Tanker takes a tilt off Texas

Coast Guard Marine Safety Unit Galveston reported Sunday that it was monitoring lightering operations on the 900-foot tank ship SKS Satilla, 65 miles south of Galveston, Sunday, March 8, 2009.

The ship sustained damage below the waterline, apparently after striking a submerged offshore drilling rig missing since Hurricane Ike.

At approximately 8:20 am Friday, March 6, the SKS Satilla crew reported that the tank ship was suffering an 8-degree port list due to an intake of water into the ship's ballast tanks.

The ship was subsequently stabilized by pumping water out of the ballast tanks.

Lightering operations began Sunday, and weather conditions permitting, operations are scheduled to be complete Tuesday, March 10, 2009.

The SKS Satilla is currently stable after sustaining damage to a large area along the port side of the ship's hull below the waterline. A remotely operated underwater vehicle contracted by SMIT Salvage retraced the tank ship's course to investigate the cause of the damage.

The underwater vehicle discovered a submerged mobile offshore drilling unit, the ENSCO 74, in the vicinity of the ship's location prior to the incident. The ENSCO 74 was reported missing after Hurricane Ike.

The unit's owner, ENSCO International, has been notified.
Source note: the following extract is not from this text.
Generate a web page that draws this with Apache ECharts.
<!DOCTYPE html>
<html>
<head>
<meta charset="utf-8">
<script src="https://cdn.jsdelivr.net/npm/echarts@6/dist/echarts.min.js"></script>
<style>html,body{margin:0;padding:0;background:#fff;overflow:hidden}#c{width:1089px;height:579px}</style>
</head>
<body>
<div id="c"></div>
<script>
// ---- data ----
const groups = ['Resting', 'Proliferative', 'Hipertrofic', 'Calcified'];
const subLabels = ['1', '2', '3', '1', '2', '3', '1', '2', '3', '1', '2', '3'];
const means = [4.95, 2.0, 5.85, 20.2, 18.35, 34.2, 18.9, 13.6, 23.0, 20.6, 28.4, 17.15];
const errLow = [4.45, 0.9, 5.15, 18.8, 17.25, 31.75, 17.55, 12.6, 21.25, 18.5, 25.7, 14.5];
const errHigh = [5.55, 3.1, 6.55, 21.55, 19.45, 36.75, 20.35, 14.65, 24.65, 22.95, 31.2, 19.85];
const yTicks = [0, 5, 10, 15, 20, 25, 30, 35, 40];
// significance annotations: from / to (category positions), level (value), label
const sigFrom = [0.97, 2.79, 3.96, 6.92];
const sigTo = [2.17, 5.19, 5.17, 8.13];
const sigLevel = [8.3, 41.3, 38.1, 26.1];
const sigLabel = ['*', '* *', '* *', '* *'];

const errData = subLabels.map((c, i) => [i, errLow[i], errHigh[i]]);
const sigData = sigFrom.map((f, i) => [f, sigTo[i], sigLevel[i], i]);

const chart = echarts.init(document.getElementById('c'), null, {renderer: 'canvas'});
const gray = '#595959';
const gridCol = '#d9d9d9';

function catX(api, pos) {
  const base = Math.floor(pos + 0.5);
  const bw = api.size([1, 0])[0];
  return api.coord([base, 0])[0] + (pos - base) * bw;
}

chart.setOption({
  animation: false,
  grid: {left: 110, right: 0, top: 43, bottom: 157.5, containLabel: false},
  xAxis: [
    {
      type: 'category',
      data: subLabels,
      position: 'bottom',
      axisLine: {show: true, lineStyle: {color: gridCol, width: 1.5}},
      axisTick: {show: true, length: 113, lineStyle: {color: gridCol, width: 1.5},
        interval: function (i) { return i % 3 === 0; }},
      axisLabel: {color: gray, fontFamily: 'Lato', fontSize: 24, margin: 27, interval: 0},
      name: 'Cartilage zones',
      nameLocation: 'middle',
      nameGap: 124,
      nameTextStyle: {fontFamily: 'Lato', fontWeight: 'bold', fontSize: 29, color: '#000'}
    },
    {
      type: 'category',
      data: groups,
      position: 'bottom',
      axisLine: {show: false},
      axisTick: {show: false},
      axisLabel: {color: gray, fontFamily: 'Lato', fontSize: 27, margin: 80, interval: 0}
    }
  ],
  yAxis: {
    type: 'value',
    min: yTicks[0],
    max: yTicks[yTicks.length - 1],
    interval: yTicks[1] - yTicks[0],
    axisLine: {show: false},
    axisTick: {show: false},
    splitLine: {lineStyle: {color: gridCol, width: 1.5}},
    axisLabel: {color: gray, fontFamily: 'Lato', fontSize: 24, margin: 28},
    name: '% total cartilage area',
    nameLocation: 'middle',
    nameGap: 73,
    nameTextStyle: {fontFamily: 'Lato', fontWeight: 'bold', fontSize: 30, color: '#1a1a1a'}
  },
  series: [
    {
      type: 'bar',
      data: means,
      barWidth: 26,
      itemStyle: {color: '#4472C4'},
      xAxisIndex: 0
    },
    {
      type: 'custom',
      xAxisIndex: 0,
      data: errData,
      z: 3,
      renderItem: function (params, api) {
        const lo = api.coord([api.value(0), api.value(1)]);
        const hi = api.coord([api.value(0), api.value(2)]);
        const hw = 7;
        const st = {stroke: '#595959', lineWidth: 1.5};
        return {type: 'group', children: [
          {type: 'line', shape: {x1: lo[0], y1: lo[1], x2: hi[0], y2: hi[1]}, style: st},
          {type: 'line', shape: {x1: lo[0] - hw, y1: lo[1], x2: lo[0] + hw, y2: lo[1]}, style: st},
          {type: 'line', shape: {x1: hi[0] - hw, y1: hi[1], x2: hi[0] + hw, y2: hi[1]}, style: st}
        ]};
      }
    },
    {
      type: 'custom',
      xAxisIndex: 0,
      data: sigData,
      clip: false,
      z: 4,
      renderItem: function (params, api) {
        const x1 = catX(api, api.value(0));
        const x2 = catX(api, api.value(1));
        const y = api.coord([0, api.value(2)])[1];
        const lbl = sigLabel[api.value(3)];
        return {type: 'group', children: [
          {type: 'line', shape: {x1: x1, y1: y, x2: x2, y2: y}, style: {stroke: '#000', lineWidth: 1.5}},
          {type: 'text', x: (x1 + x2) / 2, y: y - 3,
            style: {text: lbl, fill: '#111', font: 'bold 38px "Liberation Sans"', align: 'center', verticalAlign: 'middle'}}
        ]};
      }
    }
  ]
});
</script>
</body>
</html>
It is planning to place a marker buoy at the location, and salvage the unit as soon as possible.

"Right now, we are achieving all of our objectives," said Cmdr. James Elliott, commanding officer of MSU Galveston.

"The vessel remains stable and the crew is safe. No oil has been released into the water. We plan to continue offloading the entire cargo of over 41 million gallons of oil to two tank ships, and then ensure the damaged tanker makes it safely to a shipyard for repairs. The sunken mobile offshore drilling unit that we discovered today will be properly marked with a buoy to prevent additional accidents, and ultimately salvaged

Ensco International Incorporated (NYSE: ESV) said that ENSCO 74 reportedly is submerged in 115 ft of water approximately 65 miles south of Galveston.
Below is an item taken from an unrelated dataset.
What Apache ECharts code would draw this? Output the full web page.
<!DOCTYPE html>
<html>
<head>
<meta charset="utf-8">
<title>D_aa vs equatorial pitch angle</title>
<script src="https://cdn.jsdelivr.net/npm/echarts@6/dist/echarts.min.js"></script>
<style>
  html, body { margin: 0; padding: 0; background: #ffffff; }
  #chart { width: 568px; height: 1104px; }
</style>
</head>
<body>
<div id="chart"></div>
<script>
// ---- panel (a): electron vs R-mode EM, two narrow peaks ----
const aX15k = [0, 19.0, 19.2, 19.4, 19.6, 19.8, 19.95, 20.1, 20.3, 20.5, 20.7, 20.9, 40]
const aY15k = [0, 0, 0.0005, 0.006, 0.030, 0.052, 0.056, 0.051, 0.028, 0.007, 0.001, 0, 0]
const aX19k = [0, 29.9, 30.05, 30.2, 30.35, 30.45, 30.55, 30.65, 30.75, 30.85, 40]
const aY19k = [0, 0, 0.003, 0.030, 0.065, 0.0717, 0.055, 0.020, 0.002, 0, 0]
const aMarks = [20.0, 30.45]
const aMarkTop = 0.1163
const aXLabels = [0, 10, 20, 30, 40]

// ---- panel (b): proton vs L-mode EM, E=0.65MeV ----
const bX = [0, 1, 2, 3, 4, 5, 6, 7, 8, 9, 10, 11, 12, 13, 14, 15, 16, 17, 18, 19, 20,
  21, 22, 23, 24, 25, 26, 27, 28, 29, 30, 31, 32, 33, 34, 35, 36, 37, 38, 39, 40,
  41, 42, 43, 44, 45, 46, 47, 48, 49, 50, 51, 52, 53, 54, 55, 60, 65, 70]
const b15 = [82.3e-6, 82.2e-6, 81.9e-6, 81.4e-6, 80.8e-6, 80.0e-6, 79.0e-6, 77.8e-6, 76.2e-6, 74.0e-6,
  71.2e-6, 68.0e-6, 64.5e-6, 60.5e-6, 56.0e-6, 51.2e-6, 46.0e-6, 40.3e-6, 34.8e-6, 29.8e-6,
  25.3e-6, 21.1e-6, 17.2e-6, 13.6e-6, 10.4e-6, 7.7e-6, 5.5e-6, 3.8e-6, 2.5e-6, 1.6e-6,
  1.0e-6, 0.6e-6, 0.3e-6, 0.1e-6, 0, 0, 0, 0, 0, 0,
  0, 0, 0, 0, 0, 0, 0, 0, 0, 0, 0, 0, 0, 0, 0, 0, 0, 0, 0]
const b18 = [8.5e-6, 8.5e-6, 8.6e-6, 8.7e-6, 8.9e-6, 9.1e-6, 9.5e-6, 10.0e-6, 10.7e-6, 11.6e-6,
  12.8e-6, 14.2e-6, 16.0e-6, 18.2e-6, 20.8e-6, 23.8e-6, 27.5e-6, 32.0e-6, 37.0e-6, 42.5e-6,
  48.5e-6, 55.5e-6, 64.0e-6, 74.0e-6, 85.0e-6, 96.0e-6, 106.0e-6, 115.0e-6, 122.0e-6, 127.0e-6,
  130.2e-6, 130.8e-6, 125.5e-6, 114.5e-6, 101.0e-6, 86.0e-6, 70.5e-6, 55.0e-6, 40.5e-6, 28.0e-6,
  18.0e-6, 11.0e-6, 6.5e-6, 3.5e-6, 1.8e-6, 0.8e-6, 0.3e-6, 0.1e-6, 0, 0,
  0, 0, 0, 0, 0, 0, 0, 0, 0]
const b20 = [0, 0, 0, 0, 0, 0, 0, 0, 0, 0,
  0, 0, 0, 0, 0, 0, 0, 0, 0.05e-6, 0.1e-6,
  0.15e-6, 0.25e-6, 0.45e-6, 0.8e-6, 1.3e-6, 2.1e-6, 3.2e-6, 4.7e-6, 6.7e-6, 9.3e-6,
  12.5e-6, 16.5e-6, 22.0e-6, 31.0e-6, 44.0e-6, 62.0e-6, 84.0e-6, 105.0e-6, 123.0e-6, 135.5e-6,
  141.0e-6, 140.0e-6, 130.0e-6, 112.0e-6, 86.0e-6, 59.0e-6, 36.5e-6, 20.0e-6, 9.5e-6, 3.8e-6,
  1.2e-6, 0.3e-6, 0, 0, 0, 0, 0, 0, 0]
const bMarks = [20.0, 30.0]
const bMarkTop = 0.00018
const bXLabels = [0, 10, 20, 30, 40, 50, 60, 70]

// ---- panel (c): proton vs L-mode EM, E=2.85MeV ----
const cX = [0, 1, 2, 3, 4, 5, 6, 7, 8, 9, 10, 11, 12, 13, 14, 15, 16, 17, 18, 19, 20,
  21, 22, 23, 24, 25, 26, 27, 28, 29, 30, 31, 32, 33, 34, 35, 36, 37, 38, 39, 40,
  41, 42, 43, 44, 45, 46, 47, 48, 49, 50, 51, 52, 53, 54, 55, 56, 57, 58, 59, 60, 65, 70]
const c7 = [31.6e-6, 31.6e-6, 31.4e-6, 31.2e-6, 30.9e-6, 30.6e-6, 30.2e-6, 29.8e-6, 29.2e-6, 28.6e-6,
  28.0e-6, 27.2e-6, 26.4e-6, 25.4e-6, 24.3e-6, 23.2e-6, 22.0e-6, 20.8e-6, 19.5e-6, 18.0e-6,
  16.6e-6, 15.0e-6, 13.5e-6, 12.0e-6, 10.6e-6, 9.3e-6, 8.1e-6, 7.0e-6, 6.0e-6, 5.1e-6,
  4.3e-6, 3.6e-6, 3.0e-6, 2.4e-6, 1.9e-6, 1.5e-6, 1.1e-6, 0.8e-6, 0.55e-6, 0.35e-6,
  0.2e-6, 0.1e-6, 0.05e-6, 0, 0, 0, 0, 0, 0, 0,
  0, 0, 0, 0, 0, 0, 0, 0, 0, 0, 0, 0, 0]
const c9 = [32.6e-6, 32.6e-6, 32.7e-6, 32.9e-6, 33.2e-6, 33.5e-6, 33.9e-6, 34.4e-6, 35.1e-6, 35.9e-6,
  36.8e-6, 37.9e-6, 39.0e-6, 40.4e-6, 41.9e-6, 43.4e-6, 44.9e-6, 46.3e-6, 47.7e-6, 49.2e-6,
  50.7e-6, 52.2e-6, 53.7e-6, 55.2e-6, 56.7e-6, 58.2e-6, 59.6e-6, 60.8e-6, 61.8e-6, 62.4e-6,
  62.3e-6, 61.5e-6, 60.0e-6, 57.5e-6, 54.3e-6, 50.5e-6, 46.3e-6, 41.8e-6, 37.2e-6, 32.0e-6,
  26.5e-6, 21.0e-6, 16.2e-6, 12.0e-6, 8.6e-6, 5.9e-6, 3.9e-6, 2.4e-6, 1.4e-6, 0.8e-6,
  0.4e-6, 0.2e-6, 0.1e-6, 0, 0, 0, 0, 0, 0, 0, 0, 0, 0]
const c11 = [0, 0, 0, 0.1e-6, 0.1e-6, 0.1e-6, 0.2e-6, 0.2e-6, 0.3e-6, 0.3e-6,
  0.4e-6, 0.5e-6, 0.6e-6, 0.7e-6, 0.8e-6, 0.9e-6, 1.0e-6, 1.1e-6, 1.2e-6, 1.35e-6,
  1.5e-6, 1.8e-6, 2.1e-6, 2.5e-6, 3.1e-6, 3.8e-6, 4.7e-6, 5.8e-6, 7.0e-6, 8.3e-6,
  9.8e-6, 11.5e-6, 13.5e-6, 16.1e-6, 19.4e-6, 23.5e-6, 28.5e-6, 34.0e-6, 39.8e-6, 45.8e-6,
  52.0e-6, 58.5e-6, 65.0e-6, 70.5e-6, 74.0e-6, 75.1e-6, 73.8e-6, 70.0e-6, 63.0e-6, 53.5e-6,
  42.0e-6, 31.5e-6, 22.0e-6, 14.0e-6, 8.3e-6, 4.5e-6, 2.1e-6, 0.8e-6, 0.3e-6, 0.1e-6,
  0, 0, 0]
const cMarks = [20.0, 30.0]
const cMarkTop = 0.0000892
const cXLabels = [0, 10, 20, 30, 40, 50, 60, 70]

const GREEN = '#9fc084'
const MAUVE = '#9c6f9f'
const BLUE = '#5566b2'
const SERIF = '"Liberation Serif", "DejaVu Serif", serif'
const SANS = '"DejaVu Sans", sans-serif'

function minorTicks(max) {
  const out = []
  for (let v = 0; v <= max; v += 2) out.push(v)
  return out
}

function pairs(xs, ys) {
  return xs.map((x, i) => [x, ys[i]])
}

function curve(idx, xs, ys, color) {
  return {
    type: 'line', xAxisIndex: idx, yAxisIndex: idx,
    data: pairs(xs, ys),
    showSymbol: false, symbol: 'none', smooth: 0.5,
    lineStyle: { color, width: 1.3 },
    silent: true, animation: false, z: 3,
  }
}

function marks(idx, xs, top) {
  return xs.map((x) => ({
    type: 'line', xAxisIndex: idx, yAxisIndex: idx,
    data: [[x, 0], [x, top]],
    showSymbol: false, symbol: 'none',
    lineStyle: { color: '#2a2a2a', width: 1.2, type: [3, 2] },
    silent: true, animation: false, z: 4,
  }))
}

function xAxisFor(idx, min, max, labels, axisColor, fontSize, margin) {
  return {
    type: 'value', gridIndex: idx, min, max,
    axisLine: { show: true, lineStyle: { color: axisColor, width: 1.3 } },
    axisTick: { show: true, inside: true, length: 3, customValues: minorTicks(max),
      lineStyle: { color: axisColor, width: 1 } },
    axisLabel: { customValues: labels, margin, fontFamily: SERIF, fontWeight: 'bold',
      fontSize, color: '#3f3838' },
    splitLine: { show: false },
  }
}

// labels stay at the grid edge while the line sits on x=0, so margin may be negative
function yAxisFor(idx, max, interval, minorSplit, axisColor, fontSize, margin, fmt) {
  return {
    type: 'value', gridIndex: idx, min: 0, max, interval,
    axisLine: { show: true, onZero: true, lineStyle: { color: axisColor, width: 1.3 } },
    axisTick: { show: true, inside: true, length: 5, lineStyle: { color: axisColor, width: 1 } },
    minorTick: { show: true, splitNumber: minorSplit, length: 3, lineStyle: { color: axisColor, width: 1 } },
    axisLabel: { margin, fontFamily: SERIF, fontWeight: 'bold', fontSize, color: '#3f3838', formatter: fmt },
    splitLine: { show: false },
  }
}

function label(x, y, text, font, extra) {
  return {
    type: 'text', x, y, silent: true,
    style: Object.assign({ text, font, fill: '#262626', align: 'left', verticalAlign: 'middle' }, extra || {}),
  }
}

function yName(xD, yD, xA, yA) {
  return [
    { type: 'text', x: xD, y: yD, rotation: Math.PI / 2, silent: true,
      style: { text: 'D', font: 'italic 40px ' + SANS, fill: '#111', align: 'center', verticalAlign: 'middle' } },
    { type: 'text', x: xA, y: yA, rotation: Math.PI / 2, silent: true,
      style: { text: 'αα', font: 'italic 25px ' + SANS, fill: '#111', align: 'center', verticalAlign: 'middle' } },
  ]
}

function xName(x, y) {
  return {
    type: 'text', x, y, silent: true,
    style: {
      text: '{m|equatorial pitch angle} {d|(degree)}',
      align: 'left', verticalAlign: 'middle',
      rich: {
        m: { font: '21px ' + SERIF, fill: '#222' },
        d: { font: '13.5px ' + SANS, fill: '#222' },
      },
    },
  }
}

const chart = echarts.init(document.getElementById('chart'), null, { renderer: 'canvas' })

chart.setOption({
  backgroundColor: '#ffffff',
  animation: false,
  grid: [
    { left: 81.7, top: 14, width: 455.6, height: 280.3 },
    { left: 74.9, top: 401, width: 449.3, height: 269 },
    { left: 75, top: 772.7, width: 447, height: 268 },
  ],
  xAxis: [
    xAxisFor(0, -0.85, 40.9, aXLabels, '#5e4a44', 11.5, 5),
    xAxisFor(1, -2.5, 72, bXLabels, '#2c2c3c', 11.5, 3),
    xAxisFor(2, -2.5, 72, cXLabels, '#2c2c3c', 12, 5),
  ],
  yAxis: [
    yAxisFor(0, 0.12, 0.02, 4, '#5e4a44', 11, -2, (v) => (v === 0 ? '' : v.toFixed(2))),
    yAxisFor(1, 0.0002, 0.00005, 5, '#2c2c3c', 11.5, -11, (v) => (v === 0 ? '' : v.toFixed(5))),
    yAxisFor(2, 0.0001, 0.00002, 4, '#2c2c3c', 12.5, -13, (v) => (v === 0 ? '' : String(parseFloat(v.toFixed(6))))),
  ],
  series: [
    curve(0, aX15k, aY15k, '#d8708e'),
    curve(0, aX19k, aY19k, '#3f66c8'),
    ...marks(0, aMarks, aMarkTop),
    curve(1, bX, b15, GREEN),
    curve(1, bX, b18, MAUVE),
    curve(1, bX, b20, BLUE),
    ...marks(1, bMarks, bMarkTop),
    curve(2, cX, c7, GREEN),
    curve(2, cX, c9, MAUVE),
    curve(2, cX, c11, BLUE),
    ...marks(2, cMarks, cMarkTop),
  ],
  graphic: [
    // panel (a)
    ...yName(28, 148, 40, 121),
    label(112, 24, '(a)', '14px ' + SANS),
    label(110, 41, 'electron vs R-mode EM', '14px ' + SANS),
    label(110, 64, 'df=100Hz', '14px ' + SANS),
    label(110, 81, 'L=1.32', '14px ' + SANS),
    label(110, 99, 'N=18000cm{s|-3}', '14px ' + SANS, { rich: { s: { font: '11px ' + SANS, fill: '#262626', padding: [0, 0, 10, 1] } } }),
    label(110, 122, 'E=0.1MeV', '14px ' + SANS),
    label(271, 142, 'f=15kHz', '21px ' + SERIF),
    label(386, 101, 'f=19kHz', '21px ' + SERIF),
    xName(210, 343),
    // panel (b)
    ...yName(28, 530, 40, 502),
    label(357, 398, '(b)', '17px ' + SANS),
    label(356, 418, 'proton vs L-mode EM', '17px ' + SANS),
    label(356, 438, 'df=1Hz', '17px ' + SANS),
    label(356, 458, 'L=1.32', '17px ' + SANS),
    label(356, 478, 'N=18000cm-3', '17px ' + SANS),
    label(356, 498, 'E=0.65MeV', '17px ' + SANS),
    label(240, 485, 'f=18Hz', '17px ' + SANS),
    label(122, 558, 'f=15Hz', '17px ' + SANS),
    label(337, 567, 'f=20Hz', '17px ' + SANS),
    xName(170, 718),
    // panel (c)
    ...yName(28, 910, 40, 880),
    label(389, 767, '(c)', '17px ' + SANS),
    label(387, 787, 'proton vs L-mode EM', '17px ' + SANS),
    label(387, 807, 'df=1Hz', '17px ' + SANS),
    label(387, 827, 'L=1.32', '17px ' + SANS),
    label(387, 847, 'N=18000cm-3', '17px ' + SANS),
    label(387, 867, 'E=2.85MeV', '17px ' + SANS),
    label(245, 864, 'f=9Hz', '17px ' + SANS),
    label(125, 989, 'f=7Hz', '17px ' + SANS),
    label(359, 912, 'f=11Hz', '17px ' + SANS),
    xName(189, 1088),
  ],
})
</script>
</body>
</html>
ENSCO 74, a MLT Super 116-C jack-up, was lost and presumed sunk in the aftermath of Hurricane Ike. At the time of the storm, the rig had been located in approximately 230 feet of water 92 miles from shore in South Marsh Island Block 149.

ENSCO conducted extensive aerial and sonar reconnaissance following the storm but failed to locate the rig.
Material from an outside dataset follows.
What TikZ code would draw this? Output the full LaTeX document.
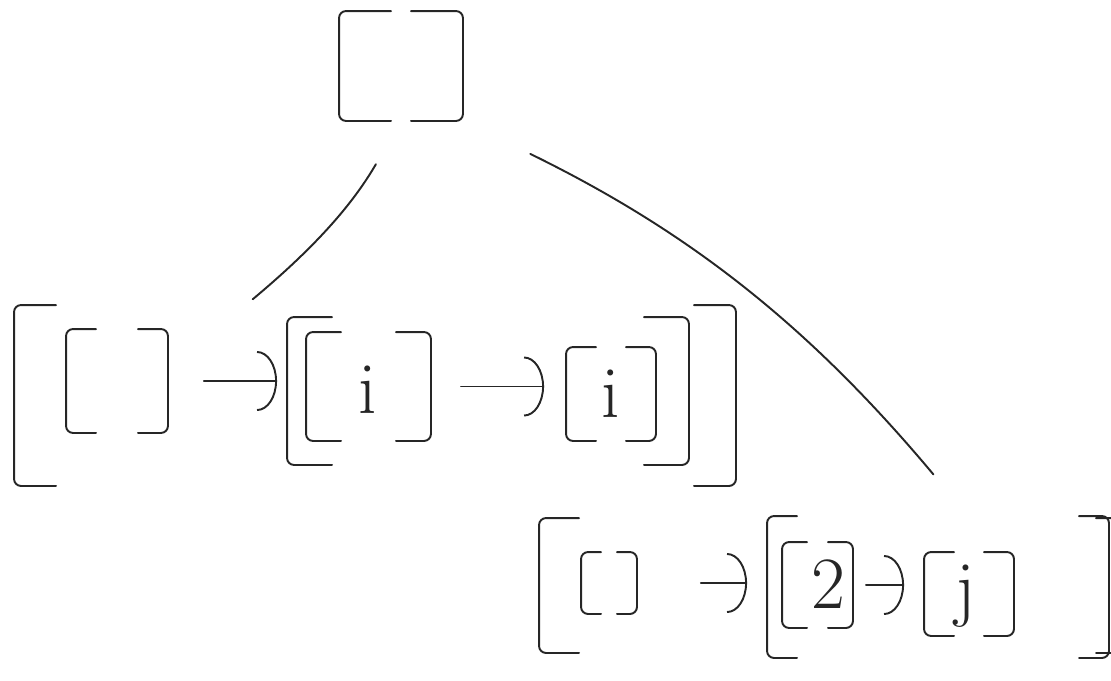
\documentclass[tikz,border=0pt]{standalone}
\usetikzlibrary{arrows.meta,fit}
\begin{document}
\begin{tikzpicture}[x=0.02cm, y=-0.02cm, line width=1.1pt, line cap=round, line join=round,
  every node/.style={inner sep=0pt},
  brk/.style={draw=black!85, rounded corners=4pt},
  arr/.style={draw=black!85, -{Arc Barb[length=0.4cm, width=1.2cm]}},
  edge/.style={draw=black!85},
  lbl/.style={font=\fontsize{42}{42}\selectfont, text=black!85}]
  \useasboundingbox (0,0) rectangle (1111,680);
  \clip (0,0) rectangle (1111,680);
  % root
  \node[fit={(340,12) (462,120)}] (root) {};
  % left child
  \node[fit={(15,306) (735,485)}] (g1) {};
  \node[fit={(67,330) (167,432)}] (e1) {};
  \node[fit={(288,318) (688,464)}] (s1) {};
  \node[fit={(307,333) (430,440)}] (a1) {};
  \node[fit={(567,348) (655,440)}] (b1) {};
  \node[lbl] (a1t) at (368,390) {i};
  \node[lbl] (b1t) at (611,394) {i};
  % right child
  \node[fit={(540,519) (1135,652)}] (g2) {};
  \node[fit={(582,553) (636,613)}] (e2) {};
  \node[fit={(768,517) (1108,657)}] (s2) {};
  \node[fit={(783,543) (852,627)}] (a2) {};
  \node[fit={(925,553) (1013,635)}] (b2) {};
  \node[lbl] (a2t) at (828,584) {2};
  \node[lbl] (b2t) at (966,596) {j};
  \foreach \n/\h in {root/52, g1/42, e1/30, s1/45, a1/35, b1/30, g2/40, e2/20, s2/30, a2/25, b2/30}{
    \draw[brk] (\n.north west) ++(\h,0) -- (\n.north west) -- (\n.south west) -- ++(\h,0);
    \draw[brk] (\n.north east) ++(-\h,0) -- (\n.north east) -- (\n.south east) -- ++(-\h,0);
  }
  \draw[edge, shorten <=1cm, shorten >=0.18cm] (root.south) to[bend left=10] (g1.145);
  \draw[edge, shorten <=1.5cm, shorten >=1.14cm] (root.south east) to[bend left=12] (g2.27);
  \draw[arr, shorten <=0.72cm, shorten >=0.2cm] (e1.east) -- (e1.east -| s1.west);
  \draw[arr, shorten <=0.6cm, shorten >=0.44cm] (a1.east) -- (a1.east -| b1.west);
  \draw[arr, shorten <=1.28cm, shorten >=0.4cm] (e2.east) -- (e2.east -| s2.west);
  \draw[arr, shorten <=0.26cm, shorten >=0.4cm] (a2.east) -- (a2.east -| b2.west);
\end{tikzpicture}
\end{document}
Ensco says that it maintains insurance policies for removal of wreckage and debris. Ensco also maintains liability policies which it believes will provide coverage for losses resulting from the incident for which Ensco may have responsibility, including any environmental issues, subject to a $10 million self-insured retention.

Ensco said it had not had an opportunity to conduct an independent investigation of the facts surrounding the incident.

This is the second recent lightering incident involving MSU Galveston. Last month the technique was used to refloat the 800-foot tank ship Yasa Golden Dardanelles which grounded Friday, Feb. 20, 2009 22 miles off the Galveston coast.